Arena concert tours, though, are their own special beast, and in the vastness of Madison Square Garden on Friday night, where he performed with a 22-piece orchestra and a team of acrobatic dancers, he never did fit all those thousands of fans in the palm of his hand.

“We’re going to get to know each other a little better by the end of the night,” Jackman promised a couple of numbers in, before he cast off the jacket and bow tie that went with his body-hugging tux pants.

But for all his razzle-dazzle over 2 1/2 hardworking hours — starting with a pair of percussive pop numbers from the 2017 movie musical “The Greatest Showman,” in which he starred as P.T. Barnum — there was an inescapable sense of being kept at a distance, of Jackman holding himself in reserve.

He was a little awkward speaking about his own life, even in scripted patter; slipping into a character’s skin, he appeared much more at ease. But he also seemed conquered by the scale of the room, uncertain how to make the electric connection of live performance when so many of us were so far away. Fortunately — even thrillingly — he had some guest artists who knew how to pull that off.

The tour, titled “The Man. The Music. The Show.,” touched down at the Garden for three performances and continues across the United States before heading to Jackman’s native Australia in August and returning to North America in October. Packed with musical highlights from his idiosyncratic career, it borrows from two of his stage shows, “The Boy From Oz” — for which he won a 2004 Tony Award as the Australian composer and entertainer Peter Allen, a high-camp role he also inhabits here — and “Hugh Jackman, Back on Broadway.”

It draws most rewardingly, though, from “The Greatest Showman,” and from his relationship with that film’s songwriters, Benj Pasek and Justin Paul.

The night’s first moving moment arrived with a song from their Tony-winning musical “Dear Evan Hansen.” With Jackman playing piano at the start of “You Will Be Found,” the number deepened into a startling gorgeousness when the New York City Gay Men’s Chorus joined him onstage. (Having already performed a tribute to his wife, plucking her out of the audience for a couple of kisses, Jackman identified himself emphatically as an ally.)

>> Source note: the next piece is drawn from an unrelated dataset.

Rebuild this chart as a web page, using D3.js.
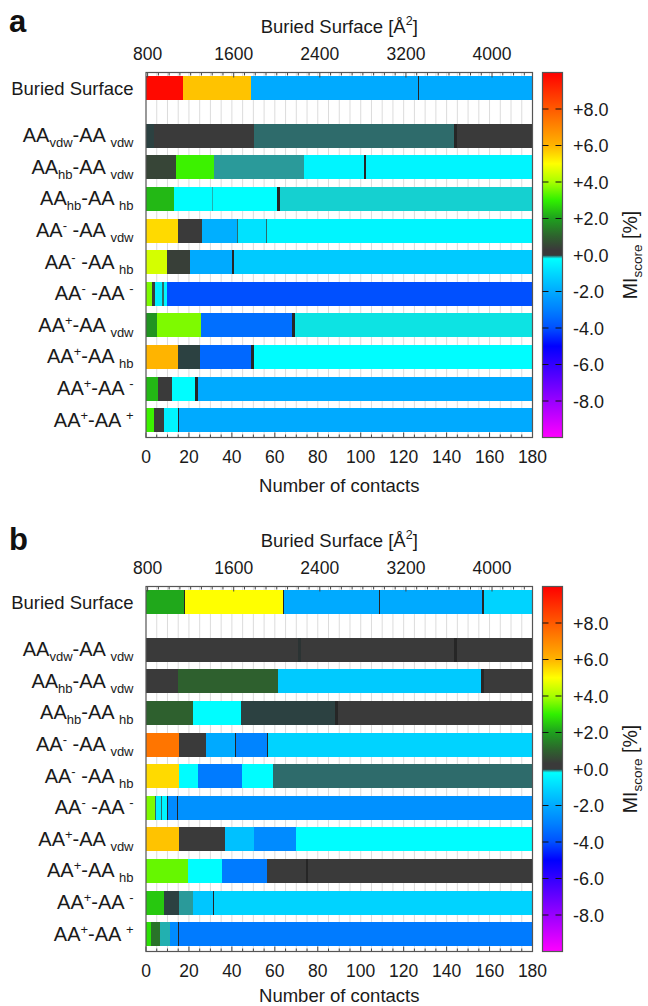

“A Million Dreams,” sung in “The Greatest Showman” on a rooftop amid a field of billowing bedsheets, has been beautifully translated for the stage, with choreography by Warren Carlyle (who is also the show’s director) that includes lyrics performed in American Sign Language.

But “This Is Me,” the movie’s Oscar-nominated anthem, proved the evening’s one true blazing number. With Paul at the piano and Pasek onstage nearby, the magnificent Keala Settle — who played Lettie, the bearded lady, in the film — entered in a sparkling jumpsuit and set the arena on fire through the force of her voice and presence.

Jackman never reached that level. With jumbo screens flanking the stage, he seemed to play less to the audience than to the cameras that tracked him. It was like watching the taping of a movie musical or variety show.

In close-ups on those screens, Jackman sometimes looked like a man feeling the pure joy of performing music he loves. But he also had red-rimmed eyes; if that was a sign of fatigue, who could blame him? Physically, the show is hugely demanding, which could be why he at times came across as rotely professional. Maybe he was rationing his energy.

The disconnect made me wish I were nearer — and in that sense, this show is a superb advertisement for the intimacy of Broadway. You’d never feel so far away in one of its theaters. Luckily, Jackman is scheduled to return there next year in “The Music Man.” It’s a safe bet that we’ll feel his considerable magnetism then, turned up to its full power.

“Hugh Jackman: The Man. The Music. The Show.”

Performed Friday and Saturday at Madison Square Garden, Manhattan.